Defining a new interface

Bruno Girin brunogirin at gmail.com
Tue Nov 6 15:11:59 UTC 2012


On 06/11/12 12:45, Torsten Schlabach wrote:
> Dear Juju experts!
>
> We are in the process to write some charms which we will need for our services. Part of that involves LDAP. So we think we should create an LDAP server charm and then have a couple of other charms which install services which require an LDAP server connection. So this is pretty similar to the concept of deploying MySQL using the MySQL charm, then deploying for example Drupal which connects to MySQL.

That sounds brilliant!

> Now obviously there is a concept of interfaces in Juju, possibly with some inheritance, i.e. there is a db interface with a subclass of MySQL which obviously defined that for a MySQL connection one needs four parameters (server IP, database name, username and password).
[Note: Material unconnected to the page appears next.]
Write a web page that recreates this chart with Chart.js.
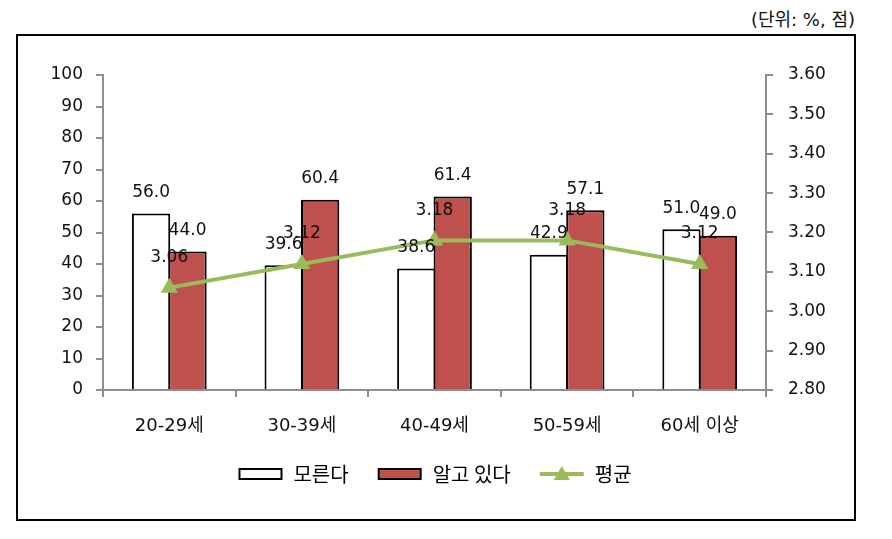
<!DOCTYPE html>
<html>
<head>
<meta charset="utf-8">
<script src="https://cdn.jsdelivr.net/npm/chart.js@4.4.1/dist/chart.umd.min.js"></script>
<style>
body { margin: 0; background: #fff; }
#wrap { position: relative; width: 892px; height: 539px; }
#frame { position: absolute; left: 16px; top: 34px; width: 840px; height: 487px; border: 2px solid #000; box-sizing: border-box; }
#unit { position: absolute; right: 37px; top: 9px; line-height: 22px; font-size: 18px; font-family: 'DejaVu Sans', 'Noto Sans CJK KR'; color: #111; }
canvas { position: absolute; left: 0; top: 0; }
</style>
</head>
<body>
<div id="wrap">
  <div id="frame"></div>
  <div id="unit">(단위: %, 점)</div>
  <canvas id="myChart" width="892" height="539"></canvas>
</div>
<script>
// 데이터
var categories = ['20-29세', '30-39세', '40-49세', '50-59세', '60세 이상'];
var moreunda = [56.0, 39.6, 38.6, 42.9, 51.0];   // 모른다
var algoitda = [44.0, 60.4, 61.4, 57.1, 49.0];   // 알고 있다
var pyeonggyun = [3.06, 3.12, 3.18, 3.18, 3.12]; // 평균

var axisColor = '#8e8e8e';
var textColor = '#111';
var numFont = "'DejaVu Sans', 'Noto Sans CJK KR'";

// 범례 아이콘 (막대/선)
function legendIcon(kind) {
    var c = document.createElement('canvas');
    c.width = 46; c.height = 22;
    var g = c.getContext('2d');
    if (kind === 'line') {
        g.strokeStyle = '#9BBB59';
        g.lineWidth = 4;
        g.beginPath(); g.moveTo(1, 11); g.lineTo(45, 11); g.stroke();
        g.fillStyle = '#9BBB59';
        g.beginPath(); g.moveTo(23, 3); g.lineTo(31, 17); g.lineTo(15, 17); g.closePath(); g.fill();
    } else {
        g.fillStyle = kind === 'red' ? '#BE504D' : '#fff';
        g.fillRect(2, 6, 42, 10);
        g.strokeStyle = '#000';
        g.lineWidth = 2;
        g.strokeRect(2, 6, 42, 10);
    }
    return c;
}
var icons = [legendIcon('white'), legendIcon('red'), legendIcon('line')];

// 값 라벨
var valueLabels = {
    id: 'valueLabels',
    afterDatasetsDraw: function (chart) {
        var ctx = chart.ctx;
        ctx.save();
        ctx.fillStyle = textColor;
        ctx.textAlign = 'center';
        ctx.textBaseline = 'middle';
        ctx.font = '17px ' + numFont;
        chart.data.datasets.forEach(function (ds, i) {
            var meta = chart.getDatasetMeta(i);
            meta.data.forEach(function (el, j) {
                var isLine = ds.type === 'line';
                var txt = isLine ? ds.data[j].toFixed(2) : ds.data[j].toFixed(1);
                ctx.fillText(txt, el.x, el.y - (isLine ? 30 : 21));
            });
        });
        ctx.restore();
    }
};

var ctx = document.getElementById('myChart').getContext('2d');
new Chart(ctx, {
    type: 'bar',
    data: {
        labels: categories,
        datasets: [{
            label: '모른다',
            data: moreunda,
            backgroundColor: '#ffffff',
            borderColor: '#000',
            borderWidth: 2,
            yAxisID: 'y',
            order: 1
        },
        {
            label: '알고 있다',
            data: algoitda,
            backgroundColor: '#BE504D',
            borderColor: '#000',
            borderWidth: 2,
            yAxisID: 'y',
            order: 2
        },
        {
            type: 'line',
            label: '평균',
            data: pyeonggyun,
            borderColor: '#9BBB59',
            borderWidth: 4,
            pointStyle: 'triangle',
            pointRadius: 10,
            pointBackgroundColor: '#9BBB59',
            pointBorderWidth: 0,
            tension: 0,
            yAxisID: 'y1',
            order: 0
        }]
    },
    options: {
        responsive: false,
        animation: false,
        categoryPercentage: 0.55,
        barPercentage: 1.05,
        layout: { padding: { left: 43, right: 66, top: 75, bottom: 45 } },
        plugins: {
            tooltip: { enabled: false },
            legend: {
                position: 'bottom',
                labels: {
                    usePointStyle: true,
                    pointStyleWidth: 46,
                    boxHeight: 20,
                    padding: 28,
                    color: '#000',
                    font: { size: 20, family: "'Noto Sans CJK KR'" },
                    generateLabels: function (chart) {
                        return chart.data.datasets.map(function (ds, i) {
                            return { text: ds.label, pointStyle: icons[i], fillStyle: 'transparent',
                                     strokeStyle: 'transparent', lineWidth: 0, hidden: false,
                                     datasetIndex: i, fontColor: '#000' };
                        });
                    }
                }
            }
        },
        scales: {
            x: {
                grid: { display: true, drawOnChartArea: false, drawTicks: true, tickLength: 7,
                        color: axisColor, lineWidth: 2, offset: true },
                border: { color: axisColor, width: 2 },
                ticks: { color: textColor, padding: 19, font: { size: 18, family: numFont } },
                afterFit: function (s) { s.height = 46; }
            },
            y: {
                position: 'left',
                min: 0, max: 100,
                grid: { drawOnChartArea: false, tickLength: 7, color: axisColor, lineWidth: 2 },
                border: { color: axisColor, width: 2 },
                ticks: { stepSize: 10, color: textColor, padding: 13, font: { size: 17, family: numFont } },
                afterFit: function (s) { s.width = 60; }
            },
            y1: {
                position: 'right',
                min: 2.8, max: 3.6,
                grid: { drawOnChartArea: false, tickLength: 7, color: axisColor, lineWidth: 2 },
                border: { color: axisColor, width: 2 },
                ticks: { stepSize: 0.1, color: textColor, padding: 15, font: { size: 17, family: numFont },
                         callback: function (v) { return v.toFixed(2); } },
                afterFit: function (s) { s.width = 60; }
            }
        }
    },
    plugins: [valueLabels]
});
</script>
</body>
</html>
Not quite. When you see in a charm something like:

provides:
  db:
    interface: mysql

It means that the charm provides a mysql interface over a relationship
called db. The name of the relationship (db) is just here to help Juju
differentiate when you have multiple interfaces but doesn't imply
anything. What's important is the fact that the interface is called
mysql. Basically, when you run juju add-relation a b, it will check that
"a" can connect to "b" over the same interface irrespective of their names.

So for example, the two below can connect because one provides an
interface that the other one requires with the same interface name. The
fact that the relationships have different names doesn't matter:

Charm A:

requires:
  internal-db:
    interface: mysql

Charm B:

provides:
  db:
    interface: mysql

> Now we wonder if there is already a db:ldap interface. We couldn't spot one, actually. We also wonder if we shall treat LDAP as a subtype of db or independently.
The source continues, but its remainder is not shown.